» PROBLEM STATEMENT: Copy every line of the data in which the word "file" occurs.

.....

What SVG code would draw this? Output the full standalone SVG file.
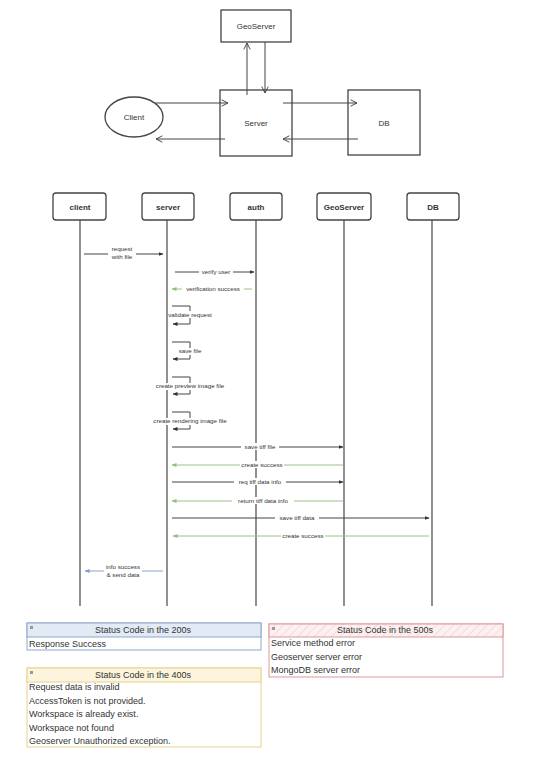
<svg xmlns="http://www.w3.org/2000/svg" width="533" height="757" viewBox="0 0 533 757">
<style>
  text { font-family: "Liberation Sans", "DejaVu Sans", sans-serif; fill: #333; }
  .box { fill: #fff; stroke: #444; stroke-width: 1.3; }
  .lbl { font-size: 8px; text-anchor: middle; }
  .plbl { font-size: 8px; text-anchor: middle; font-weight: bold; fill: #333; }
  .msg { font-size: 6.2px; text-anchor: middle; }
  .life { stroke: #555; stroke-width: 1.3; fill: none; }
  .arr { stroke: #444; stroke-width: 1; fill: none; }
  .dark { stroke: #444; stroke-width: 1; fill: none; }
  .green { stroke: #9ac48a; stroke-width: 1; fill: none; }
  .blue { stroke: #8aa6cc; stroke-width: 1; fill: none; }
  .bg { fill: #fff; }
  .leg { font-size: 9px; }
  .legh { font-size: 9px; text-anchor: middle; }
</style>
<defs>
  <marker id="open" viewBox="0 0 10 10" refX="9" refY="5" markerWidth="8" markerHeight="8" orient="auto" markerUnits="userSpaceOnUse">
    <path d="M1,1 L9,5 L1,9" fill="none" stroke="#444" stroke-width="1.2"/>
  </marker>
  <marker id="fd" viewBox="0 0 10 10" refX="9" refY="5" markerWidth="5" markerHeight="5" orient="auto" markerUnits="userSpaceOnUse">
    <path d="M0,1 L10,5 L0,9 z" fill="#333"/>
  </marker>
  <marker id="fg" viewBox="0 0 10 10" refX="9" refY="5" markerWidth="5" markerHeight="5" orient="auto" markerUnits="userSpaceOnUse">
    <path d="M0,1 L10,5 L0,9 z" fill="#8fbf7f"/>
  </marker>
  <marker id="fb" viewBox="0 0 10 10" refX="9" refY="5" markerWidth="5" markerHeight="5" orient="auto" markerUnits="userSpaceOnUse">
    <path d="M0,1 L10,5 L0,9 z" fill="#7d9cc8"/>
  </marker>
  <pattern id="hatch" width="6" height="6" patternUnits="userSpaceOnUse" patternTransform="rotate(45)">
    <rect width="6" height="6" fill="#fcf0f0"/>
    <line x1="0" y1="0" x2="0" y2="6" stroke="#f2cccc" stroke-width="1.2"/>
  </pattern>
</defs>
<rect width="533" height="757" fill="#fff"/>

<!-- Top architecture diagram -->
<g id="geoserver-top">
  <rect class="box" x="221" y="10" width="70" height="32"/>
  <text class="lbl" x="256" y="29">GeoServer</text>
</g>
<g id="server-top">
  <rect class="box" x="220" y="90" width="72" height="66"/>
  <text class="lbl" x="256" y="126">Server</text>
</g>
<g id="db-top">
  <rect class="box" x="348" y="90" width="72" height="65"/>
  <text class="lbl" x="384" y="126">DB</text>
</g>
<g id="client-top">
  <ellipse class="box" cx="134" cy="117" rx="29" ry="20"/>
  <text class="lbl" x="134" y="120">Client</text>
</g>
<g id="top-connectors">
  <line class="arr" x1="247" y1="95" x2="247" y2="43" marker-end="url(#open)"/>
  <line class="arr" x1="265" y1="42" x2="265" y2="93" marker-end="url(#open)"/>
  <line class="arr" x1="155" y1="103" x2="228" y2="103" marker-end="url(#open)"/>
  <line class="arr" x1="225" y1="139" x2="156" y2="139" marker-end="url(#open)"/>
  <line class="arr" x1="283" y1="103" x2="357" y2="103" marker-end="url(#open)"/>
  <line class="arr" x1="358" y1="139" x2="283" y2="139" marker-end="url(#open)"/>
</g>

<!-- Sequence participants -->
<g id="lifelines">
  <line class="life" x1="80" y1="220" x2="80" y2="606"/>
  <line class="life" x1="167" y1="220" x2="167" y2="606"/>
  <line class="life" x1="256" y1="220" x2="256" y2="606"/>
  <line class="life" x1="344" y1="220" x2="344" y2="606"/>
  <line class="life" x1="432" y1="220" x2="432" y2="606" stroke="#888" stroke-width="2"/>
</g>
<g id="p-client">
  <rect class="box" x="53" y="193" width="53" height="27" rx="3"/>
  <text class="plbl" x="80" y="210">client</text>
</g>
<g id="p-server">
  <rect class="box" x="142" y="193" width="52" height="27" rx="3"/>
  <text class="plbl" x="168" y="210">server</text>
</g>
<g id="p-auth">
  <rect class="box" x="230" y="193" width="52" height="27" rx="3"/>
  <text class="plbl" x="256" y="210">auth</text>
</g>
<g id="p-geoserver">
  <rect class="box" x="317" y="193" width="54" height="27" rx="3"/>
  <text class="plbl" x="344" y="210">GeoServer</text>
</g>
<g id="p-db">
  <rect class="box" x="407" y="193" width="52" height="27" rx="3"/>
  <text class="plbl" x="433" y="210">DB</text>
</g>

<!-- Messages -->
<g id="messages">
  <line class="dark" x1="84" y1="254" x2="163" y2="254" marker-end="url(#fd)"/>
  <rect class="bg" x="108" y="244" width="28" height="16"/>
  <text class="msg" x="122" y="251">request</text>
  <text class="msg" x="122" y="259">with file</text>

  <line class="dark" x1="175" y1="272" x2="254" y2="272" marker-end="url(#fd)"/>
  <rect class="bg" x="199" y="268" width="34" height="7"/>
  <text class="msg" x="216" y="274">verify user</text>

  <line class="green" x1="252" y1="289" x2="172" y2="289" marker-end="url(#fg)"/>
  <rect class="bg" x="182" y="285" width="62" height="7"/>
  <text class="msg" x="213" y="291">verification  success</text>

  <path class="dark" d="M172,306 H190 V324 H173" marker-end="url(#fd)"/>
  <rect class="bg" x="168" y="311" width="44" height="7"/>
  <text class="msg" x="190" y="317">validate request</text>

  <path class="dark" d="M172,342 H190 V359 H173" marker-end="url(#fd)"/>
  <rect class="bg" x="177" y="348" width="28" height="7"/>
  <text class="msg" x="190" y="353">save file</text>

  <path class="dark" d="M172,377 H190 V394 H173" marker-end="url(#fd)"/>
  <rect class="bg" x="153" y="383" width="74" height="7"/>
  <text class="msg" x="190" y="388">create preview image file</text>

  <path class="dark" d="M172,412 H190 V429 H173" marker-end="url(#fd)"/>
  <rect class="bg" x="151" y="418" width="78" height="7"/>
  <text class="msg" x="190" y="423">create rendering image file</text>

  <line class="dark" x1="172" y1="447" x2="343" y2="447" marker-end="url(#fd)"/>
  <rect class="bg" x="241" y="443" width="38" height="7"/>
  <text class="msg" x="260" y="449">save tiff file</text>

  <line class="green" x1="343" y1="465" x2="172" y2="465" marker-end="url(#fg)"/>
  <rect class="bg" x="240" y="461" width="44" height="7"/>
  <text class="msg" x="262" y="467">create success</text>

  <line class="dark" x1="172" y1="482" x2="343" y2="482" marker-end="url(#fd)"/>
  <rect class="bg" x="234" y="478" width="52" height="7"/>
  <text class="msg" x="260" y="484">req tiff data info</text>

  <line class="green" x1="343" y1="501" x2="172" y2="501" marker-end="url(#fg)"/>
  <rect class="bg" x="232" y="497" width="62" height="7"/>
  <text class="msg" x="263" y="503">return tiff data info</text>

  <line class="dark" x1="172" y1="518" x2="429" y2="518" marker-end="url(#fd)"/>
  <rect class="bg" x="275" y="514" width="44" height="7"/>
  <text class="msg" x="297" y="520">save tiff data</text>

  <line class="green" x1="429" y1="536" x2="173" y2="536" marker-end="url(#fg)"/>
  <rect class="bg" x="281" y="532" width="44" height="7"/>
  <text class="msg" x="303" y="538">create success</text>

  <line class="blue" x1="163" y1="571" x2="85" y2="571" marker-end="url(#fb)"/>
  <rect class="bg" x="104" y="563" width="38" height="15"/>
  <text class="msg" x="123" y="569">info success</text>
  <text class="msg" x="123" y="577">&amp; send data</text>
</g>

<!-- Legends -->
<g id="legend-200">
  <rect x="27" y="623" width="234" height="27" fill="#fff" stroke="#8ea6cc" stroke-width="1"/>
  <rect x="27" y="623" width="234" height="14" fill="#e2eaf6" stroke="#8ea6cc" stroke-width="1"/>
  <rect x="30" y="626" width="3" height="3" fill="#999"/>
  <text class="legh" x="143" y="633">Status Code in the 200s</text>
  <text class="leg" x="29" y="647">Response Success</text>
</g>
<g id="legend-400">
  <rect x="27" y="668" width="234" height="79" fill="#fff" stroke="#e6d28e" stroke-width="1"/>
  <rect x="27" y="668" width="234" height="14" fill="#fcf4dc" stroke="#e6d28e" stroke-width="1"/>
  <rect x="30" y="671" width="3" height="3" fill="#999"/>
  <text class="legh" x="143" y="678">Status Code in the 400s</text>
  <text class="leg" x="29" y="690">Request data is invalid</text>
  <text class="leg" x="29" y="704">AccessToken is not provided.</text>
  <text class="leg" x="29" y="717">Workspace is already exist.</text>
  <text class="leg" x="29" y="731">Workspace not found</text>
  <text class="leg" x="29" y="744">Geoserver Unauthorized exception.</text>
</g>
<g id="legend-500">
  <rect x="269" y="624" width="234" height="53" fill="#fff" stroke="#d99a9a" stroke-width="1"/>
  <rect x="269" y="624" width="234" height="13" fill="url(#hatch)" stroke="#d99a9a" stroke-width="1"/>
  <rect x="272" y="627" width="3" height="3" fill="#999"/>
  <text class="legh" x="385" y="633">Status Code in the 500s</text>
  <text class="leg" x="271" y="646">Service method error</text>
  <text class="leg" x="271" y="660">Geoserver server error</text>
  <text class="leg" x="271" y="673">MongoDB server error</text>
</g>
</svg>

.....

» THE RESPONSE:
What SVG code would draw this? Output the full standalone SVG file.
  <text class="msg" x="122" y="259">with file</text>
  <text class="msg" x="190" y="353">save file</text>
  <text class="msg" x="190" y="388">create preview image file</text>
  <text class="msg" x="190" y="423">create rendering image file</text>
  <text class="msg" x="260" y="449">save tiff file</text>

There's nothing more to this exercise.